MP4 → WebM

MP4 to WebM Converter — Free, In Your Browser

Drop an MP4, get a WebM you can drop straight into an HTML5 video tag. We re-encode to VP8 + Vorbis for broad browser-side FFmpeg compatibility — entirely on your device.

  • No upload
  • No signup
  • No watermark
  • VP8 + Vorbis
  • Up to 500 MB

Files never leave your browser. The conversion runs locally on your device.

Why convert MP4 to WebM in 2026?

Three real reasons. One: WebM is the format the browser's own MediaRecorder API produces, so if you are building anything that round-trips through that pipeline, WebM is the native shape and MP4 is the friction. Two: some open-source video players and FOSS ecosystems prefer WebM because VP8 and Vorbis are royalty-free where H.264 and AAC are not. Three: WebM tends to slip past ad-blocker rules that target the MP4 extension, making it a useful fallback format for self-hosted HTML5 video.

What this tool does, exactly

We re-encode the video stream to VP8 with constant-quality CRF 30 (a sane sweet spot for screen recordings and short clips), the audio to Vorbis, and wrap it in a WebM container. The -cpu-used 4 flag keeps browser-side conversion practical without making the output fall apart.

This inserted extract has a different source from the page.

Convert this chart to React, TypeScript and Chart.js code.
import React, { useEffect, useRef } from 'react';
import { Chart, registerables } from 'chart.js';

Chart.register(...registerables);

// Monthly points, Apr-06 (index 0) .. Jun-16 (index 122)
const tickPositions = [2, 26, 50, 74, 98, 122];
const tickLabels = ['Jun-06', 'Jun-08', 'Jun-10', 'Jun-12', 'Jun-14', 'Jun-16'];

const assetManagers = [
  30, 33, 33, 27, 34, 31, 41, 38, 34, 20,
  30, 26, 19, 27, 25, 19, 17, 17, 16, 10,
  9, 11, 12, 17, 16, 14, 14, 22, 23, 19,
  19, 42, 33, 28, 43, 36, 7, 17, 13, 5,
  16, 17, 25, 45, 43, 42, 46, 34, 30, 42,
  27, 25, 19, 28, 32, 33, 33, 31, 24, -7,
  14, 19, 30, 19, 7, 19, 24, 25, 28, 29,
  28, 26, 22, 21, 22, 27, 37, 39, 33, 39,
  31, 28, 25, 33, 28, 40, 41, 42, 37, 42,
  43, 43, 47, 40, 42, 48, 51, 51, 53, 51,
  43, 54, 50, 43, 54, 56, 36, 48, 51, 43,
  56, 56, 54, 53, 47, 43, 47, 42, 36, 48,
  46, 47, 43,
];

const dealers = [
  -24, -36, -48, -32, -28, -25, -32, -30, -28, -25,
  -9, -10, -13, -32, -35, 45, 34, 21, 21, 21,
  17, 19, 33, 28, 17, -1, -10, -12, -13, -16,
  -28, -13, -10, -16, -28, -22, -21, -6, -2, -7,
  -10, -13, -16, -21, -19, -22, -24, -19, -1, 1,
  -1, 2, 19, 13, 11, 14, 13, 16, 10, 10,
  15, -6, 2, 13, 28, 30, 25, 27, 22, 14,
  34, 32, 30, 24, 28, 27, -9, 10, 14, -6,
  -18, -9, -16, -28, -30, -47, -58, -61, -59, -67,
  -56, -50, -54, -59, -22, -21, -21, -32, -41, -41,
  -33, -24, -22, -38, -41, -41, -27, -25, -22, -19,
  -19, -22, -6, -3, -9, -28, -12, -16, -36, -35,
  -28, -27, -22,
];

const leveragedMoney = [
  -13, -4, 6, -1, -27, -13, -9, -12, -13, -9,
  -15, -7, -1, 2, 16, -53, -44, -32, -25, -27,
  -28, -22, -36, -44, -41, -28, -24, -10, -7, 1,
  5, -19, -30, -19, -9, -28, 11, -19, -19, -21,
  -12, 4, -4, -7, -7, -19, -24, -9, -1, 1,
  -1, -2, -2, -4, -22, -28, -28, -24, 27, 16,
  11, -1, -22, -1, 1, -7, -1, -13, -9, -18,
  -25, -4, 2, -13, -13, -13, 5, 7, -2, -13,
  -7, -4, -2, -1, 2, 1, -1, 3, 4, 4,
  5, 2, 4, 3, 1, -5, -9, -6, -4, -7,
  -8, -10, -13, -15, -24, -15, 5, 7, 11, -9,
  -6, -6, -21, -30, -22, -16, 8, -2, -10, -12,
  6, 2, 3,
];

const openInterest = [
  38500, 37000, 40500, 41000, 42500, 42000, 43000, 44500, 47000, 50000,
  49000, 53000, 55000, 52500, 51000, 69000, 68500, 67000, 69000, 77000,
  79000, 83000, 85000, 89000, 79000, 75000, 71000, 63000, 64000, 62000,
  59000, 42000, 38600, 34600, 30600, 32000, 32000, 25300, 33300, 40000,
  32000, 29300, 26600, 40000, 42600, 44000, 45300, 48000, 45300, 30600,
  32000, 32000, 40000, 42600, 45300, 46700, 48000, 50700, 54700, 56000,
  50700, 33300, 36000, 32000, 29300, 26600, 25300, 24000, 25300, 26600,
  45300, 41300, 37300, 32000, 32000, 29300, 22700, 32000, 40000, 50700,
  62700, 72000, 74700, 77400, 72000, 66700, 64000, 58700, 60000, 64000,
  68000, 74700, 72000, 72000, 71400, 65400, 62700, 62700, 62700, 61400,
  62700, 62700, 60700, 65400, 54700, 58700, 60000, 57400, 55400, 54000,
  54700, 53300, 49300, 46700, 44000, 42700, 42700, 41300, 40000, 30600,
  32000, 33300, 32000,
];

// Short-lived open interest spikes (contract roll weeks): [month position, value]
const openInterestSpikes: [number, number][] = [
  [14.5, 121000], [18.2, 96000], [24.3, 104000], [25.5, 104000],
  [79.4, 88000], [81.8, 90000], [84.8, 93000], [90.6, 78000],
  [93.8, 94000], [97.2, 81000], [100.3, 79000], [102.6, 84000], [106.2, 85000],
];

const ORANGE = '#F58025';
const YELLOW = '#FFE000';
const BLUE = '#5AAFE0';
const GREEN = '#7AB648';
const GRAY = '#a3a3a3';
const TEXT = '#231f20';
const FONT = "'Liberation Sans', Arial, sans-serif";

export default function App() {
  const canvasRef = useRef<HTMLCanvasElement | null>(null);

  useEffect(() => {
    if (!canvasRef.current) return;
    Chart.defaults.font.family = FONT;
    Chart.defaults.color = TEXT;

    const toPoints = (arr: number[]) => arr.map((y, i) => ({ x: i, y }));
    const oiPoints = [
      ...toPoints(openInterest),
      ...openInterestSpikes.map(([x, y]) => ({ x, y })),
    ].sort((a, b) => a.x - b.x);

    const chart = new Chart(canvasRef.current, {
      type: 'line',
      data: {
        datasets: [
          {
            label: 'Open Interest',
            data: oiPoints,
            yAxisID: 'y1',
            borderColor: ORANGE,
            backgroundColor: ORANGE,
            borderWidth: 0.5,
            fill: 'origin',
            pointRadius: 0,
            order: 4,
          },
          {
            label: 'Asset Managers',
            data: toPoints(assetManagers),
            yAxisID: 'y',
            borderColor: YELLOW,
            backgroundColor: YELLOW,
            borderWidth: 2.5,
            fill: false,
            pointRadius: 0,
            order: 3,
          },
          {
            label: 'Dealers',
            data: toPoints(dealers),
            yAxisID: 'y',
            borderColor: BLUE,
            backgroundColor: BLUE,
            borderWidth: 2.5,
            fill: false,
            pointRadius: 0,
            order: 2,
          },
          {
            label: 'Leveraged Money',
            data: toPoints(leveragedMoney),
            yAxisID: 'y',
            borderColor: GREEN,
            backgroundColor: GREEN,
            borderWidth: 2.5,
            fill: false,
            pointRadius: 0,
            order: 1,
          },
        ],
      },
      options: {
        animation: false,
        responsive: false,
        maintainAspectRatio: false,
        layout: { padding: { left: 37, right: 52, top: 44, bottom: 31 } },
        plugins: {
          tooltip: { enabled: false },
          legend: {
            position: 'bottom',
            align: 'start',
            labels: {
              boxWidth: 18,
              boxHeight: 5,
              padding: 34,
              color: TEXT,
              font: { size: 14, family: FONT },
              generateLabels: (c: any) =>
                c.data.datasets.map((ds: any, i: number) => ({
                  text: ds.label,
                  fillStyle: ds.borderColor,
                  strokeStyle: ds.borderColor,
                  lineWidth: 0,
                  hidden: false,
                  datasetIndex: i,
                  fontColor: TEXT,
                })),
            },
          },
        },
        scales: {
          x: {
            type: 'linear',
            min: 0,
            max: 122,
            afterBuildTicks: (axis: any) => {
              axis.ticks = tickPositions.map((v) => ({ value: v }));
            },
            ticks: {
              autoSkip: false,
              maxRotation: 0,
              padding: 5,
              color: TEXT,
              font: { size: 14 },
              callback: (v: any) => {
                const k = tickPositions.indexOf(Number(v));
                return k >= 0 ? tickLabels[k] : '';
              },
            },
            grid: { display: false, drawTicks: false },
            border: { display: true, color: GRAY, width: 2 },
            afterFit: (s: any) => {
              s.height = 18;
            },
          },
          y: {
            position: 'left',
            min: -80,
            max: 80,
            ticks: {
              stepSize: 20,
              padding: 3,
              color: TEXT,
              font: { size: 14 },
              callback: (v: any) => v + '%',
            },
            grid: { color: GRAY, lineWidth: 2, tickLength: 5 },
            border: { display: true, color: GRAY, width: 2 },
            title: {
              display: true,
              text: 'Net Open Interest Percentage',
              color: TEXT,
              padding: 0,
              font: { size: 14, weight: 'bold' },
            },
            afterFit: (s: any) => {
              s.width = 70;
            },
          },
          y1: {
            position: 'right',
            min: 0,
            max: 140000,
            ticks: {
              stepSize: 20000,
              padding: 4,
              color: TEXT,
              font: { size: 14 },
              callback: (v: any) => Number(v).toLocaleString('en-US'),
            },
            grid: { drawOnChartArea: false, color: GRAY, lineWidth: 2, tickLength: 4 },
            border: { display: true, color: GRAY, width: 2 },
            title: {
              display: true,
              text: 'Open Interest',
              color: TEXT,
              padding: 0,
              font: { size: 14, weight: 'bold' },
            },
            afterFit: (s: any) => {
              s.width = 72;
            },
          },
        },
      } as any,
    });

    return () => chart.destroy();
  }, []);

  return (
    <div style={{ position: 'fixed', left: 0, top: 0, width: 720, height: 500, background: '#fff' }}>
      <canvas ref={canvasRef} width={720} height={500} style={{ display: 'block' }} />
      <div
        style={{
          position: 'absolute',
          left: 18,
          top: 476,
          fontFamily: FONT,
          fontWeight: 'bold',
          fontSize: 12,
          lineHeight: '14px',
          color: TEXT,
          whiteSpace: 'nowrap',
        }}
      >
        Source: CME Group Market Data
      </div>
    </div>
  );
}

It will be slower than the reverse direction

WebM encoding is heavier than ordinary MP4 remuxing, especially inside a single-threaded browser tab. A 30-second screen recording converts in well under a minute; a 10-minute tutorial will take a while. If you do this often, the Clipy desktop app ships a multi-threaded native FFmpeg with no memory cap, which makes WebM encoding actually pleasant.

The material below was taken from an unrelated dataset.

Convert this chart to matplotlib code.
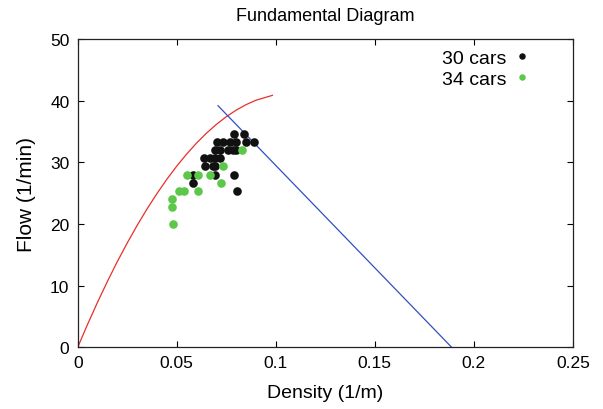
import numpy as np
import matplotlib
matplotlib.use("Agg")
import matplotlib.pyplot as plt

plt.rcParams['font.family'] = ['Liberation Sans', 'DejaVu Sans']

# --- data ---
# 30 cars (black)
dens_30 = [0.0787, 0.0838,
           0.0703, 0.0733, 0.0767, 0.0800, 0.0847, 0.0892,
           0.0692, 0.0717, 0.0758, 0.0783, 0.0797,
           0.0637, 0.0667, 0.0692, 0.0720,
           0.0643, 0.0683, 0.0695,
           0.0580, 0.0692, 0.0787,
           0.0580,
           0.0802]
flow_30 = [34.67, 34.67,
           33.33, 33.33, 33.33, 33.33, 33.33, 33.33,
           32.0, 32.0, 32.0, 32.0, 32.0,
           30.67, 30.67, 30.67, 30.67,
           29.33, 29.33, 29.33,
           28.0, 28.0, 28.0,
           26.67,
           25.33]

# 34 cars (green)
dens_34 = [0.0828, 0.0735, 0.0550, 0.0605, 0.0667, 0.0722,
           0.0513, 0.0537, 0.0605, 0.0475, 0.0478, 0.0483]
flow_34 = [32.0, 29.33, 28.0, 28.0, 28.0, 26.67,
           25.33, 25.33, 25.33, 24.0, 22.67, 20.0]

curve_x = [0, 0.005, 0.010, 0.015, 0.020, 0.025, 0.030, 0.035, 0.040, 0.045,
           0.050, 0.055, 0.060, 0.065, 0.070, 0.075, 0.080, 0.085, 0.090, 0.0983]
curve_y = [0, 3.74, 7.30, 10.69, 13.90, 16.92, 19.77, 22.45, 24.94, 27.26,
           29.40, 31.35, 33.14, 34.74, 36.17, 37.41, 38.48, 39.37, 40.09, 40.88]

# blue line endpoints
line_x = [0.0708, 0.1887]
line_y = [39.2, 0.0]

fig = plt.figure(figsize=(6.03, 4.10), dpi=100)
ax = fig.add_axes([0.129, 0.151, 0.821, 0.751])

ax.plot(curve_x, curve_y, color='#e8302a', lw=0.9)
ax.plot(line_x, line_y, color='#3050c0', lw=0.9)

ax.plot(dens_30, flow_30, 'o', color='#111111', ms=6.2, mew=0, label='30 cars')
ax.plot(dens_34, flow_34, 'o', color='#5cc84a', ms=6.2, mew=0, label='34 cars')

ax.set_xlim(0, 0.25)
ax.set_ylim(0, 50)
ax.set_xticks([0, 0.05, 0.1, 0.15, 0.2, 0.25])
ax.set_xticklabels(['0', '0.05', '0.1', '0.15', '0.2', '0.25'])
ax.set_yticks([0, 10, 20, 30, 40, 50])

ax.tick_params(direction='in', length=4, width=0.8, top=True, right=True,
               labelsize=12.5, pad=6)
for s in ax.spines.values():
    s.set_linewidth(0.9)
    s.set_color('#222222')

ax.set_title('Fundamental Diagram', fontsize=13, pad=14)
ax.set_xlabel('Density (1/m)', fontsize=14, labelpad=10)
ax.set_ylabel('Flow (1/min)', fontsize=15, labelpad=10)

leg = ax.legend(loc='upper right', bbox_to_anchor=(0.929, 1.0),
                markerfirst=False, frameon=False,
                fontsize=14, markerscale=0.75, handlelength=0.6,
                handletextpad=0.5, borderaxespad=0.1, labelspacing=0.2)

fig.savefig('out.png', dpi=100)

If you keep going back and forth

Lots of people end up bouncing between MP4 and WebM because they are working with both recorded footage and re-encoded uploads. The companion tool — WebM to MP4 — does the reverse conversion, and is much faster because H.264 encodes about 4× quicker than browser-side WebM encoding. Or skip the dance entirely: Clipy records straight to a hosted link, so you do not have to pick a container at all.

Common questions

Will my WebM be smaller than the MP4 I started with?

Often, especially for screen recordings. If the MP4 was already aggressively compressed, the WebM can be similar in size or larger because any re-encode has container and codec overhead.

Why is this conversion slower than WebM-to-MP4?

The WebAssembly build of FFmpeg is single-threaded, and WebM encoding is heavier than the H.264 MP4 path. There is no shortcut here without dropping to native FFmpeg on a desktop.

Can I use this WebM in HTML5 video tags?

Yes. VP8 + Vorbis inside WebM is supported by modern browsers as a first-class HTML5 video format. It is a great fallback or primary source for self-hosted video players.

Is the file uploaded somewhere?

No. The whole conversion runs in your browser via FFmpeg compiled to WebAssembly. The file never reaches our servers, our CDN, or any third party. You can verify this in your browser's network tab.

How big a file can I convert?

About 500 MB in the browser. Beyond that the WebAssembly memory ceiling becomes the bottleneck. WebM encoding also gets noticeably slower past a few minutes of duration, so for longer files use a desktop converter.